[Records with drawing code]
-*-*-

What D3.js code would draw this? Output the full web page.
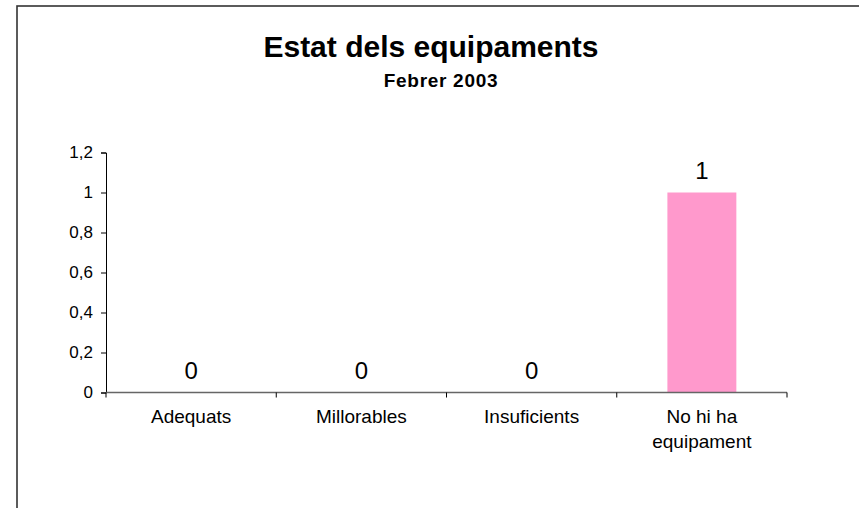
<!DOCTYPE html>
<html lang="en">
<head>
    <meta charset="UTF-8">
    <title>Estat dels equipaments</title>
    <script src="https://d3js.org/d3.v7.min.js"></script>
    <style>
        body { margin: 0; background: #fff; }
        text { font-family: "Liberation Sans", Arial, sans-serif; fill: #000; }
    </style>
</head>
<body>
    <svg width="859" height="508"></svg>
    <script>
        const categories = ["Adequats", "Millorables", "Insuficients", "No hi ha equipament"];
        const labelLines = [["Adequats"], ["Millorables"], ["Insuficients"], ["No hi ha", "equipament"]];
        const values = [0, 0, 0, 1];
        const yTicks = [0, 0.2, 0.4, 0.6, 0.8, 1, 1.2];

        const svg = d3.select("svg");

        // outer chart frame (runs off the right and bottom edges)
        svg.append("rect")
            .attr("x", 17).attr("y", 6)
            .attr("width", 900).attr("height", 600)
            .attr("fill", "#fff")
            .attr("stroke", "#333").attr("stroke-width", 1.6);

        svg.append("text")
            .attr("x", 431).attr("y", 57)
            .attr("text-anchor", "middle")
            .style("font-size", "30px").style("font-weight", "bold")
            .text("Estat dels equipaments");

        svg.append("text")
            .attr("x", 441).attr("y", 87)
            .attr("text-anchor", "middle")
            .style("font-size", "19px").style("font-weight", "bold")
            .style("letter-spacing", "0.7px")
            .text("Febrer 2003");

        const plot = { left: 106, right: 787, top: 152.5, bottom: 392.5 };

        const x = d3.scaleBand()
            .domain(categories)
            .range([plot.left, plot.right])
            .paddingInner(0.595)
            .paddingOuter(0.2975);

        const y = d3.scaleLinear()
            .domain([0, 1.2])
            .range([plot.bottom, plot.top]);

        const fmt = d3.formatLocale({ decimal: ",", thousands: ".", grouping: [3], currency: ["", ""] }).format("~g");

        // y axis
        const yAxis = svg.append("g")
            .attr("transform", `translate(${plot.left},0)`)
            .call(d3.axisLeft(y).tickValues(yTicks).tickFormat(fmt).tickSize(5).tickPadding(8));
        yAxis.attr("font-family", null).attr("font-size", null);
        yAxis.select(".domain").attr("stroke", "#000");
        yAxis.selectAll(".tick line").attr("stroke", "#000");
        yAxis.selectAll(".tick text")
            .attr("fill", "#000")
            .style("font-size", "17px");

        // bars
        svg.selectAll(".bar")
            .data(values)
            .enter().append("rect")
            .attr("class", "bar")
            .attr("x", (d, i) => x(categories[i]))
            .attr("y", d => y(d))
            .attr("width", x.bandwidth())
            .attr("height", d => y(0) - y(d))
            .attr("fill", "#ff99cc");

        // x axis line and boundary ticks
        const gap = (x.step() - x.bandwidth()) / 2;
        const bounds = categories.map(c => x(c) - gap).concat([plot.right]);
        svg.append("line")
            .attr("x1", plot.left).attr("x2", plot.right)
            .attr("y1", y(0)).attr("y2", y(0))
            .attr("stroke", "#666").attr("stroke-width", 1.3);
        svg.selectAll(".xtick")
            .data(bounds)
            .enter().append("line")
            .attr("class", "xtick")
            .attr("x1", d => d).attr("x2", d => d)
            .attr("y1", y(0)).attr("y2", y(0) + 5)
            .attr("stroke", "#000");

        // value labels
        svg.selectAll(".vlabel")
            .data(values)
            .enter().append("text")
            .attr("class", "vlabel")
            .attr("x", (d, i) => x(categories[i]) + x.bandwidth() / 2)
            .attr("y", d => y(d) - 14)
            .attr("text-anchor", "middle")
            .style("font-size", "24px")
            .text(d => fmt(d));

        // category labels
        const cat = svg.selectAll(".cat")
            .data(labelLines)
            .enter().append("text")
            .attr("class", "cat")
            .attr("text-anchor", "middle")
            .style("font-size", "19px")
            .attr("x", (d, i) => x(categories[i]) + x.bandwidth() / 2)
            .attr("y", 423);
        cat.selectAll("tspan")
            .data(d => d)
            .enter().append("tspan")
            .attr("x", function () { return this.parentNode.getAttribute("x"); })
            .attr("dy", (d, i) => i === 0 ? 0 : 25)
            .text(d => d);
    </script>
</body>
</html>
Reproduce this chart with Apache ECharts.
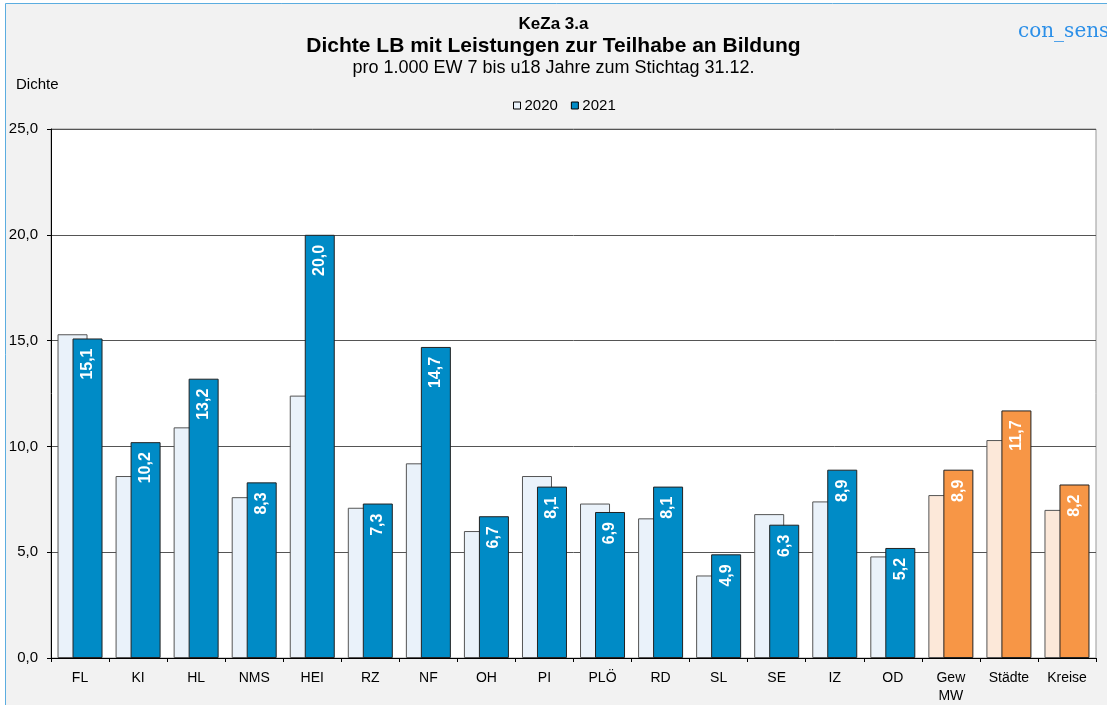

-*-*-

Please reproduce the listing exactly from its opening line through the line that contains "152.5, bottom: 392.5", both included, with all pictures omitted.

What D3.js code would draw this? Output the full web page.
<!DOCTYPE html>
<html lang="en">
<head>
    <meta charset="UTF-8">
    <title>Estat dels equipaments</title>
    <script src="https://d3js.org/d3.v7.min.js"></script>
    <style>
        body { margin: 0; background: #fff; }
        text { font-family: "Liberation Sans", Arial, sans-serif; fill: #000; }
    </style>
</head>
<body>
    <svg width="859" height="508"></svg>
    <script>
        const categories = ["Adequats", "Millorables", "Insuficients", "No hi ha equipament"];
        const labelLines = [["Adequats"], ["Millorables"], ["Insuficients"], ["No hi ha", "equipament"]];
        const values = [0, 0, 0, 1];
        const yTicks = [0, 0.2, 0.4, 0.6, 0.8, 1, 1.2];

        const svg = d3.select("svg");

        // outer chart frame (runs off the right and bottom edges)
        svg.append("rect")
            .attr("x", 17).attr("y", 6)
            .attr("width", 900).attr("height", 600)
            .attr("fill", "#fff")
            .attr("stroke", "#333").attr("stroke-width", 1.6);

        svg.append("text")
            .attr("x", 431).attr("y", 57)
            .attr("text-anchor", "middle")
            .style("font-size", "30px").style("font-weight", "bold")
            .text("Estat dels equipaments");

        svg.append("text")
            .attr("x", 441).attr("y", 87)
            .attr("text-anchor", "middle")
            .style("font-size", "19px").style("font-weight", "bold")
            .style("letter-spacing", "0.7px")
            .text("Febrer 2003");

        const plot = { left: 106, right: 787, top: 152.5, bottom: 392.5 };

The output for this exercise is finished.